* [Set exercise] Omit all images. Write out the rest of the material exactly.

* [Stored data]
══════════
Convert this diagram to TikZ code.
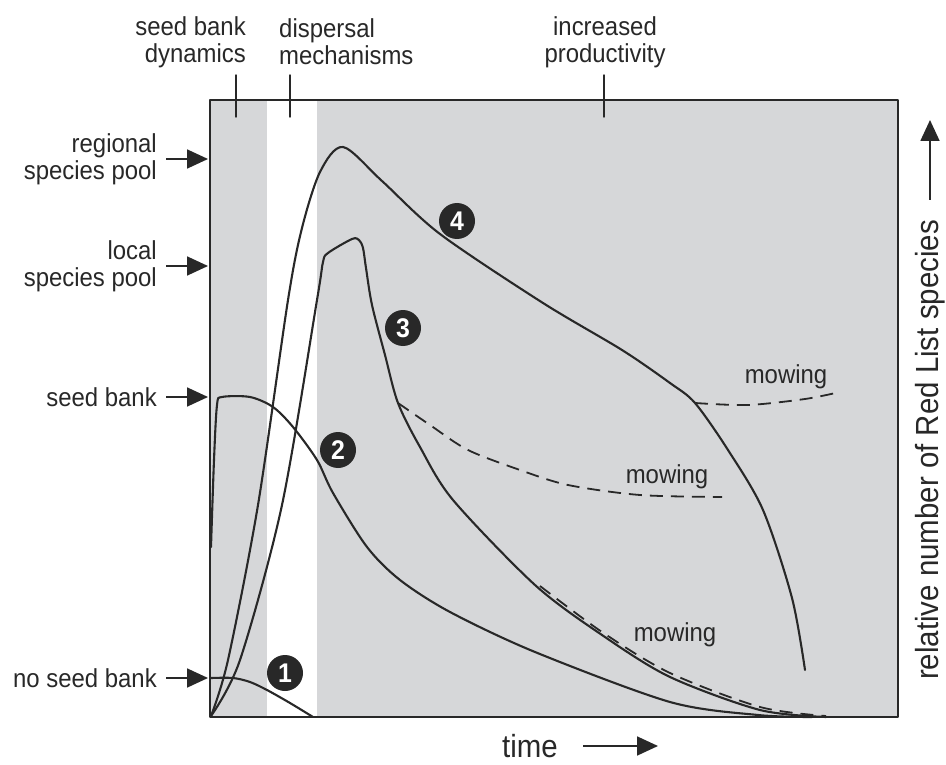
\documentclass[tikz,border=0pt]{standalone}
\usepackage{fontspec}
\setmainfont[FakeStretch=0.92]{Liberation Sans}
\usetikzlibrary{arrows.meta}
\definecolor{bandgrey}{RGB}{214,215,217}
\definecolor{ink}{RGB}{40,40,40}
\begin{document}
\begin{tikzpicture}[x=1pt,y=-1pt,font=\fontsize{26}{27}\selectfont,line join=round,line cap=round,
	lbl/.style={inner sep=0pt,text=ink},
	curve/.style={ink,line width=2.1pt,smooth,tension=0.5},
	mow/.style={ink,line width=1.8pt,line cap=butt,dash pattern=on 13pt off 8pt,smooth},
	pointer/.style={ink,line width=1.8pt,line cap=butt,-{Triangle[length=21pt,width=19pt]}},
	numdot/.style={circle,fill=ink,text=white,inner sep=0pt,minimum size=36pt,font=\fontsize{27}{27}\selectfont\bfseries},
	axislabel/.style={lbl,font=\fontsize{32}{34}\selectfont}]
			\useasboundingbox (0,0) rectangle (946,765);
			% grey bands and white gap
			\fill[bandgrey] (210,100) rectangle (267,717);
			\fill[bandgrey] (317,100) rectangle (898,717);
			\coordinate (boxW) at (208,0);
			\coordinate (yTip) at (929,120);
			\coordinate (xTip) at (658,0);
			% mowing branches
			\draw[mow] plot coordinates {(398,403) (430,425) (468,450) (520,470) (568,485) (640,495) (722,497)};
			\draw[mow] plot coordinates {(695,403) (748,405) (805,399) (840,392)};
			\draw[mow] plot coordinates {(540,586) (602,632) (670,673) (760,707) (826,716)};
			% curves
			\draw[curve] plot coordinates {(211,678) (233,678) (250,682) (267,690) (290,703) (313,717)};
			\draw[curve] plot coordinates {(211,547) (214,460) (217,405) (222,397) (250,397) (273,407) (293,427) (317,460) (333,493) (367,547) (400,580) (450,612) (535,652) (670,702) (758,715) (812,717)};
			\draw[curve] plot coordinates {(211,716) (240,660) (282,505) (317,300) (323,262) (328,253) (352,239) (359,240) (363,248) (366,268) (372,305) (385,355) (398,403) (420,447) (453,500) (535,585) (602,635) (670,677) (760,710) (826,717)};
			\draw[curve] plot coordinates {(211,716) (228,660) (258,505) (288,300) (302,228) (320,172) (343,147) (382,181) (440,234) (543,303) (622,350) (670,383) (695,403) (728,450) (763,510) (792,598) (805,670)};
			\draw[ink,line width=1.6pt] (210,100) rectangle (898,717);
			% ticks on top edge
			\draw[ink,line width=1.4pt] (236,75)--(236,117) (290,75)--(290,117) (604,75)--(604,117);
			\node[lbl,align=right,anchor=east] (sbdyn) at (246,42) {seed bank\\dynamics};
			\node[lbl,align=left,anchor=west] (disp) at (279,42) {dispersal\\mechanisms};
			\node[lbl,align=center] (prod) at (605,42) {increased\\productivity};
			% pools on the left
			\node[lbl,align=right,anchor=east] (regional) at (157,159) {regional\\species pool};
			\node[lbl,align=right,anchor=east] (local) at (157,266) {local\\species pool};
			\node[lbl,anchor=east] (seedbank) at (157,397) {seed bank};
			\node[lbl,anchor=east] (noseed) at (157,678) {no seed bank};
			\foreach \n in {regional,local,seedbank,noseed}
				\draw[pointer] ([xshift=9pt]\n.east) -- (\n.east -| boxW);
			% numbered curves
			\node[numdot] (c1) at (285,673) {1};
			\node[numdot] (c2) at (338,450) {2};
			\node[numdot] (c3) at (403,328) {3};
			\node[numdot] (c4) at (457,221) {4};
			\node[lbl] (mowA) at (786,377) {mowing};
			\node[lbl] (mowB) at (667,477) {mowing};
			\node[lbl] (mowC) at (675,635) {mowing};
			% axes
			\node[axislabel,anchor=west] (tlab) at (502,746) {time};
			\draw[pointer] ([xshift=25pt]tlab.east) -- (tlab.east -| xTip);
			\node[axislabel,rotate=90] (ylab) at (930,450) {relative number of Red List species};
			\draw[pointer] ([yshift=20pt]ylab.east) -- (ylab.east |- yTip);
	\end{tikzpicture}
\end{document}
══════════
* [Worked solution]
Convert this diagram to TikZ code.
\documentclass[tikz,border=0pt]{standalone}
\usepackage{fontspec}
\setmainfont[FakeStretch=0.92]{Liberation Sans}
\usetikzlibrary{arrows.meta}
\definecolor{bandgrey}{RGB}{214,215,217}
\definecolor{ink}{RGB}{40,40,40}
\begin{document}
\begin{tikzpicture}[x=1pt,y=-1pt,font=\fontsize{26}{27}\selectfont,line join=round,line cap=round,
	lbl/.style={inner sep=0pt,text=ink},
	curve/.style={ink,line width=2.1pt,smooth,tension=0.5},
	mow/.style={ink,line width=1.8pt,line cap=butt,dash pattern=on 13pt off 8pt,smooth},
	pointer/.style={ink,line width=1.8pt,line cap=butt,-{Triangle[length=21pt,width=19pt]}},
	numdot/.style={circle,fill=ink,text=white,inner sep=0pt,minimum size=36pt,font=\fontsize{27}{27}\selectfont\bfseries},
	axislabel/.style={lbl,font=\fontsize{32}{34}\selectfont}]
			\useasboundingbox (0,0) rectangle (946,765);
			% grey bands and white gap
			\fill[bandgrey] (210,100) rectangle (267,717);
			\fill[bandgrey] (317,100) rectangle (898,717);
			\coordinate (boxW) at (208,0);
			\coordinate (yTip) at (929,120);
			\coordinate (xTip) at (658,0);
			% mowing branches
			\draw[mow] plot coordinates {(398,403) (430,425) (468,450) (520,470) (568,485) (640,495) (722,497)};
			\draw[mow] plot coordinates {(695,403) (748,405) (805,399) (840,392)};
			\draw[mow] plot coordinates {(540,586) (602,632) (670,673) (760,707) (826,716)};
			% curves
			\draw[curve] plot coordinates {(211,678) (233,678) (250,682) (267,690) (290,703) (313,717)};
			\draw[curve] plot coordinates {(211,547) (214,460) (217,405) (222,397) (250,397) (273,407) (293,427) (317,460) (333,493) (367,547) (400,580) (450,612) (535,652) (670,702) (758,715) (812,717)};
			\draw[curve] plot coordinates {(211,716) (240,660) (282,505) (317,300) (323,262) (328,253) (352,239) (359,240) (363,248) (366,268) (372,305) (385,355) (398,403) (420,447) (453,500) (535,585) (602,635) (670,677) (760,710) (826,717)};
			\draw[curve] plot coordinates {(211,716) (228,660) (258,505) (288,300) (302,228) (320,172) (343,147) (382,181) (440,234) (543,303) (622,350) (670,383) (695,403) (728,450) (763,510) (792,598) (805,670)};
			\draw[ink,line width=1.6pt] (210,100) rectangle (898,717);
			% ticks on top edge
			\draw[ink,line width=1.4pt] (236,75)--(236,117) (290,75)--(290,117) (604,75)--(604,117);
			\node[lbl,align=right,anchor=east] (sbdyn) at (246,42) {seed bank\\dynamics};
			\node[lbl,align=left,anchor=west] (disp) at (279,42) {dispersal\\mechanisms};
			\node[lbl,align=center] (prod) at (605,42) {increased\\productivity};
			% pools on the left
			\node[lbl,align=right,anchor=east] (regional) at (157,159) {regional\\species pool};
			\node[lbl,align=right,anchor=east] (local) at (157,266) {local\\species pool};
			\node[lbl,anchor=east] (seedbank) at (157,397) {seed bank};
			\node[lbl,anchor=east] (noseed) at (157,678) {no seed bank};
			\foreach \n in {regional,local,seedbank,noseed}
				\draw[pointer] ([xshift=9pt]\n.east) -- (\n.east -| boxW);
			% numbered curves
			\node[numdot] (c1) at (285,673) {1};
			\node[numdot] (c2) at (338,450) {2};
			\node[numdot] (c3) at (403,328) {3};
			\node[numdot] (c4) at (457,221) {4};
			\node[lbl] (mowA) at (786,377) {mowing};
			\node[lbl] (mowB) at (667,477) {mowing};
			\node[lbl] (mowC) at (675,635) {mowing};
			% axes
			\node[axislabel,anchor=west] (tlab) at (502,746) {time};
			\draw[pointer] ([xshift=25pt]tlab.east) -- (tlab.east -| xTip);
			\node[axislabel,rotate=90] (ylab) at (930,450) {relative number of Red List species};
			\draw[pointer] ([yshift=20pt]ylab.east) -- (ylab.east |- yTip);
	\end{tikzpicture}
\end{document}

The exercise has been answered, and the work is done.